People start operating in silos, hoarding information, and protecting their turf instead of collaborating.

Wrapping It Up: Stop Talking At Your People and Start Communicating With Them

Here’s the bottom line: your internal communication strategy isn’t “nice to have.” It’s not an HR afterthought or something you delegate to an intern with a Canva account.

It’s a core business driver that directly impacts productivity, retention, trust, and your ability to execute on strategy. Companies that treat it that way—companies that invest in understanding their audiences, choosing the right channels, empowering managers, and measuring outcomes—are the ones winning in their industries.

Graphic showing three icons: channels, managers, and measured outcomes.

So stop sending emails into the void. Stop assuming everyone saw the announcement. Stop wondering why your initiatives aren’t landing.

Build a real strategy. Audit where you are. Define where you want to go. Plan how you’ll get there. Measure whether it’s working. Adjust when it’s not.

Your employees deserve better than the communication chaos they’re currently navigating. Your business deserves better than the lost productivity and eroded trust that comes with it.

And if you want to take this further, start looking at corporate communication too. Internal communication is part of the bigger picture. When both are aligned, messages land better, trust builds faster, and execution gets easier.

Frequently Asked Questions (FAQ)

Q: How long does it take to see results from an internal communication strategy?

A: Most organizations start seeing early improvements (fewer repeated questions, better message reach, higher engagement) within 60–90 days

Bigger shifts like improved execution, trust, and alignment usually take one to two quarters, because they depend on behavior change, not just better tools or messages.

Q: Who should own the internal communication strategy?

A: Ideally, ownership sits with a small cross-functional group: leadership (for direction), HR or Internal Comms (for consistency), and Operations or IT (for execution). 

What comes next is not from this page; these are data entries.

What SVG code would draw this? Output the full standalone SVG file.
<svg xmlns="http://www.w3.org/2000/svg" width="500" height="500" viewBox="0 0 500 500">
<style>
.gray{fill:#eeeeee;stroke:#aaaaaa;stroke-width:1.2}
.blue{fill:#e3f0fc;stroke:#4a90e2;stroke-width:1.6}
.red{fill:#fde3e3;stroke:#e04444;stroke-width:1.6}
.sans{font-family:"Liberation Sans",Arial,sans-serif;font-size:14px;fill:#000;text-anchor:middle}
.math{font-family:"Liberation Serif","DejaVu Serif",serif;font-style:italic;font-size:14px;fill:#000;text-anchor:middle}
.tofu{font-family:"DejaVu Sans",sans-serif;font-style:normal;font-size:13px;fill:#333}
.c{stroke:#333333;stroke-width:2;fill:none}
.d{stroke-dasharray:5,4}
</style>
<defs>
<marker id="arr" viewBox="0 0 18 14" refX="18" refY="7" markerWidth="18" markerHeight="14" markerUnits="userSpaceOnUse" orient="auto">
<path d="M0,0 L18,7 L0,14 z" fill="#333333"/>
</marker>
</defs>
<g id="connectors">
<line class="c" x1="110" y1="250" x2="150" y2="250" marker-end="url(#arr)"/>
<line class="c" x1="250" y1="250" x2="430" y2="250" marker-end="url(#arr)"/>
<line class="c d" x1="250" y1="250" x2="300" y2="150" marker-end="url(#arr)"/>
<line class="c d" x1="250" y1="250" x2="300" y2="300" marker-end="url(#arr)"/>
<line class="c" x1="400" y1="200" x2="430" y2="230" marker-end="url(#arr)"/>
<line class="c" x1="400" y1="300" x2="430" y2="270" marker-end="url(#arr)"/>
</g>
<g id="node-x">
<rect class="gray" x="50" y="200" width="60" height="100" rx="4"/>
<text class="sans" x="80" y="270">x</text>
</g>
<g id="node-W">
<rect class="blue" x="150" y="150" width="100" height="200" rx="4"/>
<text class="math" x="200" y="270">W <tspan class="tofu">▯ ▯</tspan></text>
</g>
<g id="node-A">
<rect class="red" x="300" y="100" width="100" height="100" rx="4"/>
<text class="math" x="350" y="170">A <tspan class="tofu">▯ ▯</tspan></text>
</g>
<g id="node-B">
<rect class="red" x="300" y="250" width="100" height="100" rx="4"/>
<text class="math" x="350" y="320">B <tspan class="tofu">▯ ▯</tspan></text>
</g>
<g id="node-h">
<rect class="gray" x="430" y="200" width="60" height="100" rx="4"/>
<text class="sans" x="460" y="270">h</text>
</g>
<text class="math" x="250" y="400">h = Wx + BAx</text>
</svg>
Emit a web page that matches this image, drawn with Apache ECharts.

One person should be accountable, but success depends on managers actually using the system, not just a central team publishing messages.

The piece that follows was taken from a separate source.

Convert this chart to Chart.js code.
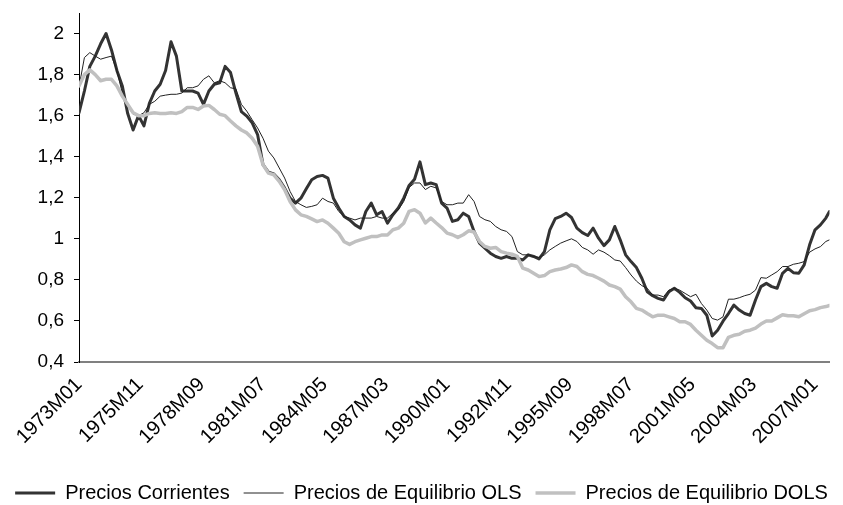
<!DOCTYPE html>
<html>
<head>
<meta charset="utf-8">
<script src="https://cdn.jsdelivr.net/npm/chart.js@4.4.1/dist/chart.umd.min.js"></script>
<style>
  html, body { margin: 0; padding: 0; background: #fff; }
</style>
</head>
<body>
<canvas id="chart" width="843" height="505"></canvas>
<script>
// months counted from 1973M01, every 3 months (last point 2007M09)
var months = [];
for (var m = 0; m <= 414; m += 3) months.push(m);
months.push(416);

var tickMonths = [0, 34, 68, 102, 136, 170, 204, 238, 272, 306, 340, 374, 408];
var tickLabels = ["1973M01", "1975M11", "1978M09", "1981M07", "1984M05", "1987M03", "1990M01",
  "1992M11", "1995M09", "1998M07", "2001M05", "2004M03", "2007M01"];

var seriesNames = ["Precios Corrientes", "Precios de Equilibrio OLS", "Precios de Equilibrio DOLS"];

var corrientes = [
  1.614, 1.72, 1.84, 1.89, 1.95, 2.0, 1.92, 1.82, 1.745, 1.61,
  1.53, 1.60, 1.55, 1.66, 1.72, 1.753, 1.82, 1.96, 1.89, 1.72,
  1.72, 1.72, 1.71, 1.655, 1.72, 1.753, 1.76, 1.84, 1.81, 1.71,
  1.62, 1.598, 1.565, 1.508, 1.361, 1.325, 1.316, 1.288, 1.247, 1.198,
  1.174, 1.198, 1.244, 1.288, 1.304, 1.309, 1.296, 1.198, 1.15, 1.109,
  1.092, 1.068, 1.052, 1.133, 1.174, 1.117, 1.133, 1.076, 1.117, 1.15,
  1.198, 1.26, 1.29, 1.375, 1.264, 1.272, 1.264, 1.174, 1.15, 1.085,
  1.093, 1.125, 1.109, 1.036, 0.979, 0.954, 0.93, 0.914, 0.905, 0.914,
  0.905, 0.905, 0.897, 0.922, 0.914, 0.902, 0.938, 1.044, 1.098, 1.109,
  1.125, 1.104, 1.052, 1.03, 1.016, 1.052, 1.003, 0.967, 0.995, 1.06,
  0.995, 0.922, 0.889, 0.86, 0.808, 0.742, 0.723, 0.71, 0.702, 0.742,
  0.759, 0.739, 0.713, 0.697, 0.664, 0.661, 0.628, 0.527, 0.555, 0.599,
  0.636, 0.677, 0.653, 0.636, 0.628, 0.702, 0.767, 0.783, 0.767, 0.759,
  0.832, 0.856, 0.835, 0.832, 0.873, 0.971, 1.044, 1.068, 1.101, 1.133
];

var equilibrioOLS = [
  1.74, 1.883, 1.907, 1.89, 1.875, 1.883, 1.89, 1.82, 1.71, 1.647,
  1.607, 1.60, 1.614, 1.655, 1.67, 1.695, 1.70, 1.704, 1.704, 1.71,
  1.736, 1.736, 1.745, 1.777, 1.794, 1.76, 1.77, 1.76, 1.736, 1.73,
  1.655, 1.622, 1.58, 1.54, 1.49, 1.427, 1.394, 1.345, 1.296, 1.231,
  1.182, 1.166, 1.153, 1.158, 1.166, 1.198, 1.182, 1.174, 1.133, 1.109,
  1.101, 1.092, 1.101, 1.101, 1.101, 1.109, 1.101, 1.101, 1.125, 1.141,
  1.182, 1.25, 1.272, 1.272, 1.24, 1.256, 1.248, 1.182, 1.166, 1.166,
  1.174, 1.174, 1.215, 1.182, 1.109, 1.093, 1.085, 1.06, 1.044, 1.036,
  1.011, 0.938, 0.922, 0.922, 0.914, 0.909, 0.922, 0.946, 0.963, 0.979,
  0.99, 1.0, 0.987, 0.958, 0.946, 0.925, 0.946, 0.935, 0.918, 0.897,
  0.892, 0.86, 0.824, 0.794, 0.772, 0.759, 0.726, 0.726, 0.718, 0.75,
  0.759, 0.75, 0.734, 0.718, 0.73, 0.685, 0.653, 0.612, 0.604, 0.62,
  0.706, 0.706, 0.713, 0.723, 0.73, 0.75, 0.811, 0.808, 0.824, 0.84,
  0.865, 0.865, 0.876, 0.881, 0.889, 0.935, 0.951, 0.962, 0.987, 0.995
];

var equilibrioDOLS = [
  1.745, 1.80, 1.823, 1.80, 1.77, 1.777, 1.777, 1.745, 1.695, 1.655,
  1.614, 1.60, 1.60, 1.611, 1.614, 1.611, 1.611, 1.614, 1.611, 1.62,
  1.64, 1.64, 1.63, 1.647, 1.65, 1.63, 1.607, 1.60, 1.574, 1.55,
  1.53, 1.516, 1.49, 1.451, 1.361, 1.32, 1.312, 1.28, 1.239, 1.182,
  1.141, 1.117, 1.109, 1.097, 1.084, 1.092, 1.076, 1.052, 1.027, 0.986,
  0.973, 0.986, 0.995, 1.003, 1.011, 1.011, 1.019, 1.019, 1.044, 1.052,
  1.076, 1.134, 1.142, 1.125, 1.077, 1.101, 1.077, 1.055, 1.028, 1.02,
  1.007, 1.02, 1.039, 1.033, 0.987, 0.963, 0.954, 0.958, 0.938, 0.93,
  0.925, 0.914, 0.857, 0.848, 0.832, 0.816, 0.821, 0.84, 0.848, 0.853,
  0.86, 0.873, 0.865, 0.84, 0.827, 0.821, 0.808, 0.794, 0.775, 0.767,
  0.755, 0.718, 0.693, 0.661, 0.653, 0.636, 0.62, 0.628, 0.628, 0.62,
  0.612, 0.596, 0.596, 0.583, 0.555, 0.53, 0.506, 0.49, 0.47, 0.47,
  0.52, 0.53, 0.535, 0.55, 0.555, 0.565, 0.585, 0.60, 0.60, 0.615,
  0.63, 0.625, 0.625, 0.62, 0.635, 0.65, 0.655, 0.665, 0.67, 0.675
];

function toPoints(values) {
  return values.map((v, i) => ({ x: months[i], y: v }));
}

function commaNumber(v) {
  return String(Math.round(v * 10) / 10).replace(".", ",");
}

var font = "'Liberation Sans', Arial, sans-serif";

new Chart("chart", {
  type: "line",
  data: {
    datasets: [
      { label: seriesNames[0], data: toPoints(corrientes), borderColor: "#333333", borderWidth: 3, order: 3 },
      { label: seriesNames[1], data: toPoints(equilibrioOLS), borderColor: "#222222", borderWidth: 1, order: 2 },
      { label: seriesNames[2], data: toPoints(equilibrioDOLS), borderColor: "#c0c0c0", borderWidth: 3.5, order: 1 }
    ]
  },
  options: {
    responsive: false,
    animation: false,
    devicePixelRatio: 1,
    elements: {
      point: { radius: 0 },
      line: { tension: 0, borderJoinStyle: "round", borderCapStyle: "round" }
    },
    layout: { padding: { top: 13, right: 0, bottom: -8, left: 0 } },
    plugins: {
      tooltip: { enabled: false },
      legend: {
        display: true,
        position: "bottom",
        labels: {
          usePointStyle: true,
          pointStyle: "line",
          pointStyleWidth: 40,
          padding: 14,
          color: "#000",
          font: { family: font, size: 20 },
          sort: (a, b) => a.datasetIndex - b.datasetIndex
        }
      }
    },
    scales: {
      x: {
        type: "linear",
        min: 0,
        max: 416,
        afterBuildTicks: (s) => { s.ticks = tickMonths.map(v => ({ value: v })); },
        afterFit: (s) => { s.height = 107; },
        grid: { display: false, drawTicks: false },
        border: { display: true, color: "#808080", width: 2 },
        ticks: {
          autoSkip: false,
          minRotation: 45,
          maxRotation: 45,
          padding: 11,
          color: "#000",
          font: { family: font, size: 20 },
          callback: (v) => tickLabels[tickMonths.indexOf(v)]
        }
      },
      y: {
        min: 0.4,
        max: 2.1,
        afterFit: (s) => { s.width = 79; s.paddingTop = 0; s.paddingBottom = 0; },
        grid: { display: true, drawOnChartArea: false, drawTicks: true, tickLength: 5, color: "#000" },
        border: { display: true, color: "#000", width: 1 },
        ticks: {
          stepSize: 0.2,
          includeBounds: false,
          padding: 10,
          color: "#000",
          font: { family: font, size: 19 },
          callback: (v) => commaNumber(v)
        }
      }
    }
  }
});
</script>
</body>
</html>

Q: Do small companies really need a formal internal communication strategy?

A: Yes, but it doesn’t need to be complex. In small teams, communication breaks even faster because everything is informal and undocumented. A lightweight strategy helps prevent misalignment, duplicated work, and founder bottlenecks as the company grows.

Q: How do you stop internal communication from turning into noise?

A: The biggest lever is message prioritization and targeting. Not every update goes to everyone, and not every channel is for every message. Clear rules about what goes where and who gets what reduce overload far more than sending fewer messages.

Q: What tools are actually essential for internal communication?

A: There’s no universal stack, but most organizations need:

  • One source of truth (intranet or knowledge base)
  • One push channel for important updates (email, app, alerts)
  • One feedback channel (surveys, forms, forums)
  • Tools matter less than clear rules for how they’re used.